Последовали три совершенно кошмарные недели. Я ощущала себя настолько преданной Лиз и униженной, словно меня публично выпороли на площади. Я чувствовала, что задыхаюсь, не могу больше оставаться жить в этом месте. По ночам мне снились ужасы. Днем оба мы, и я, и Киран ходили словно оглушенные, онемевшие, будто бы нас огрели поленом по башке; он чуть было не запил, хотя до этого совершенно бросил пить лет 10 назад. Последовала куча телефонных звонков и визитов различных социальных работников, медиков и так далее, пока те не убедились, что с детьми,естественно, все в порядке. Хорошо, что у меня уже была собственная социальная работница – из-за Лизы-, которая знала меня как облупленную…
Несколько раз, когда Киран напивался пива, я даже всерьез опасалась, что он наложит на себя руки. В такие моменты его прорывало, в нем всплывали все его фобии, боли и страхи, которые он обычно отгонял от себя с помощью работы. Целыми вечерами говорил он в такие моменты о Шивон …
Шивон была самой младшей сестрой Кирана, моложе даже меня.
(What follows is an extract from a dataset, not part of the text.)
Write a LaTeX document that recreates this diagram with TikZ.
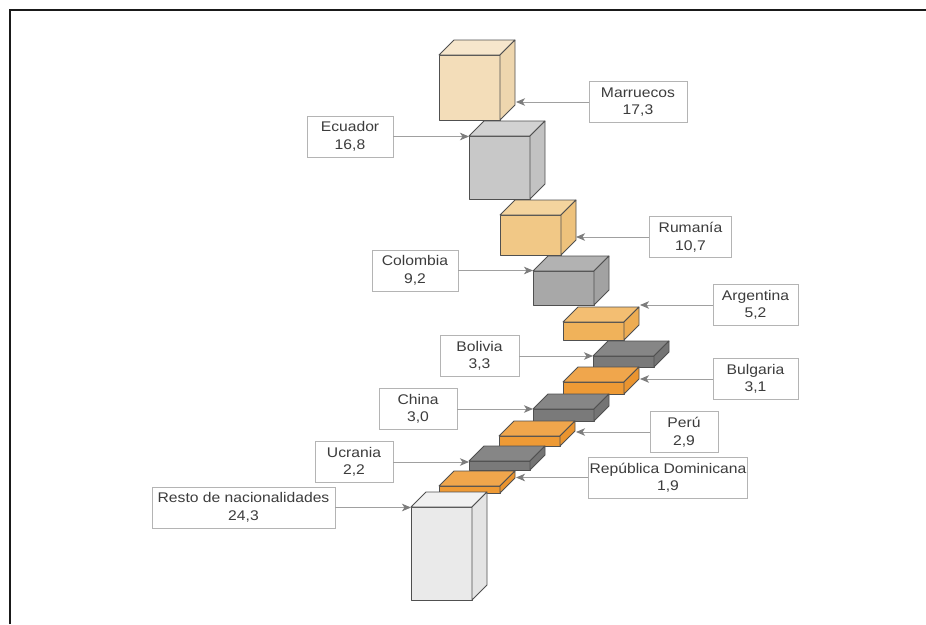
\documentclass[tikz,border=0pt]{standalone}
\usepackage{fontspec}
\newfontfamily\lblfont[FakeStretch=1.12]{Liberation Sans}
\usetikzlibrary{arrows.meta}
\definecolor{edgecol}{HTML}{505050}
\definecolor{lblborder}{HTML}{B4B4B4}
\definecolor{arrcol}{HTML}{A0A0A0}
\definecolor{tipcol}{HTML}{7C7C7C}
\definecolor{txtcol}{HTML}{3C3C3C}
\definecolor{framecol}{HTML}{1A1A1A}
% cube colours: front / top / side
\definecolor{tanF}{HTML}{F3DDB9}\definecolor{tanT}{HTML}{F6E6CC}\definecolor{tanS}{HTML}{EED6AE}
\definecolor{lorF}{HTML}{F1C886}\definecolor{lorT}{HTML}{F4D49E}\definecolor{lorS}{HTML}{EEC27C}
\definecolor{morF}{HTML}{F0B25A}\definecolor{morT}{HTML}{F3BE72}\definecolor{morS}{HTML}{EDAC52}
\definecolor{orF}{HTML}{EE9A35}\definecolor{orT}{HTML}{F0A64C}\definecolor{orS}{HTML}{EA942F}
\definecolor{lgF}{HTML}{C8C8C8}\definecolor{lgT}{HTML}{D2D2D2}\definecolor{lgS}{HTML}{C2C2C2}
\definecolor{mgF}{HTML}{A8A8A8}\definecolor{mgT}{HTML}{B2B2B2}\definecolor{mgS}{HTML}{A2A2A2}
\definecolor{dgF}{HTML}{7A7A7A}\definecolor{dgT}{HTML}{868686}\definecolor{dgS}{HTML}{747474}
\definecolor{wgF}{HTML}{EAEAEA}\definecolor{wgT}{HTML}{F1F1F1}\definecolor{wgS}{HTML}{E4E4E4}
% #1 x, #2 front top y, #3 height, #4 colour prefix
\newcommand\cubebox[4]{%
  \filldraw[fill=#4F,cubeedge] (#1,#2) rectangle ++(61,#3);
  \filldraw[fill=#4T,cubeedge] (#1,#2) -- ++(15,-15) -- ++(61,0) -- ++(-15,15) -- cycle;
  \filldraw[fill=#4S,cubeedge] ({#1+61},#2) -- ++(15,-15) -- ++(0,#3) -- ++(-15,15) -- cycle;
}
\tikzset{
  cubeedge/.style={draw=edgecol,line width=0.8pt,line join=round},
  lbl/.style={draw=lblborder,fill=white,line width=0.8pt,minimum height=41pt,
    inner sep=0pt,align=center,text=txtcol,
    font=\lblfont\fontsize{14}{17.5}\selectfont},
  arr/.style={draw=arrcol,line width=0.9pt,
    -{Stealth[length=9pt,width=7.5pt,inset=2.5pt,color=tipcol,fill=tipcol]}},
}
\begin{document}
\begin{tikzpicture}[x=1pt,y=-1pt]
\useasboundingbox (0,0) rectangle (926,624);
\fill[white] (0,0) rectangle (926,624);
\draw[framecol,line width=2pt] (10,624) -- (10,10) -- (926,10);
% cubes, top to bottom
\cubebox{439}{55}{65}{tan}
\cubebox{469}{136}{63}{lg}
\cubebox{500}{215}{40}{lor}
\cubebox{533}{271}{34}{mg}
\cubebox{563}{322}{18}{mor}
\cubebox{593}{356}{11}{dg}
\cubebox{563}{382}{12}{or}
\cubebox{533}{409}{12}{dg}
\cubebox{499}{436}{10}{or}
\cubebox{469}{461}{9}{dg}
\cubebox{439}{486}{7}{or}
\cubebox{411}{507}{93}{wg}
% arrow targets
\coordinate (tmar) at (516,102);
\coordinate (tecu) at (469,136.5);
\coordinate (trum) at (576,237);
\coordinate (tcol) at (533,270.5);
\coordinate (targ) at (640,305);
\coordinate (tbol) at (593,356);
\coordinate (tbul) at (640,379);
\coordinate (tchi) at (533,409);
\coordinate (tper) at (576,432);
\coordinate (tucr) at (469,462);
\coordinate (trep) at (516,477.5);
\coordinate (tres) at (411,507.5);
% labels
\node[lbl,minimum width=98pt] (mar) at (638,102) {Marruecos\\17,3};
\node[lbl,minimum width=86pt] (ecu) at (350,136.5) {Ecuador\\16,8};
\node[lbl,minimum width=82pt] (rum) at (690.5,237) {Rumanía\\10,7};
\node[lbl,minimum width=86pt] (col) at (415,270.5) {Colombia\\9,2};
\node[lbl,minimum width=85pt] (arg) at (755.5,305) {Argentina\\5,2};
\node[lbl,minimum width=79pt] (bol) at (479.5,356) {Bolivia\\3,3};
\node[lbl,minimum width=85pt] (bul) at (755.5,379) {Bulgaria\\3,1};
\node[lbl,minimum width=78pt] (chi) at (418,409) {China\\3,0};
\node[lbl,minimum width=68pt] (per) at (684,432) {Perú\\2,9};
\node[lbl,minimum width=78pt] (ucr) at (354,462) {Ucrania\\2,2};
\node[lbl,minimum width=159pt] (rep) at (668,477.5) {República Dominicana\\1,9};
\node[lbl,minimum width=183pt] (res) at (243.5,507.5) {Resto de nacionalidades\\24,3};
% connectors
\draw[arr] (mar.west) -- (tmar);
\draw[arr] (ecu.east) -- (tecu);
\draw[arr] (rum.west) -- (trum);
\draw[arr] (col.east) -- (tcol);
\draw[arr] (arg.west) -- (targ);
\draw[arr] (bol.east) -- (tbol);
\draw[arr] (bul.west) -- (tbul);
\draw[arr] (chi.east) -- (tchi);
\draw[arr] (per.west) -- (tper);
\draw[arr] (ucr.east) -- (tucr);
\draw[arr] (rep.west) -- (trep);
\draw[arr] (res.east) -- (tres);
\end{tikzpicture}
\end{document}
Она умерла за год до этого, от алкоголизма. Я знала ее недолго, но даже за это короткое время Шивон произвела на меня такое неизгладимое впечатление, что и сейчас, стоит только мне закрыть глаза – и она стоит передо мной, как живая. Невозможно поверить, что ее больше нет…
Это был очень светлый, добрый человек – иначе не скажешь. Несмотря на все свои проблемы, которые в конечном итоге ее безвременно похоронили. Шивон была из тех, кто поделится с тобой последним куском хлеба – причем безо всяких ссылок на мать Терезу и на падре Пио. Когда я в первый раз увидела ее – на расстоянии, то сначала приняла была ее за Лиз, только почему-то лет на 20 помолодевшую и похорошевшую. За все почти 10 лет жизни в Ирландии, и в южной, и в северной, ни разу не встречала я здесь более красивой женщины, чем Шивон Кассиди. Если не более красивой, то уж во всяком случае, более милой. Тем грустнее было наблюдать, как она постепенно убивает себя.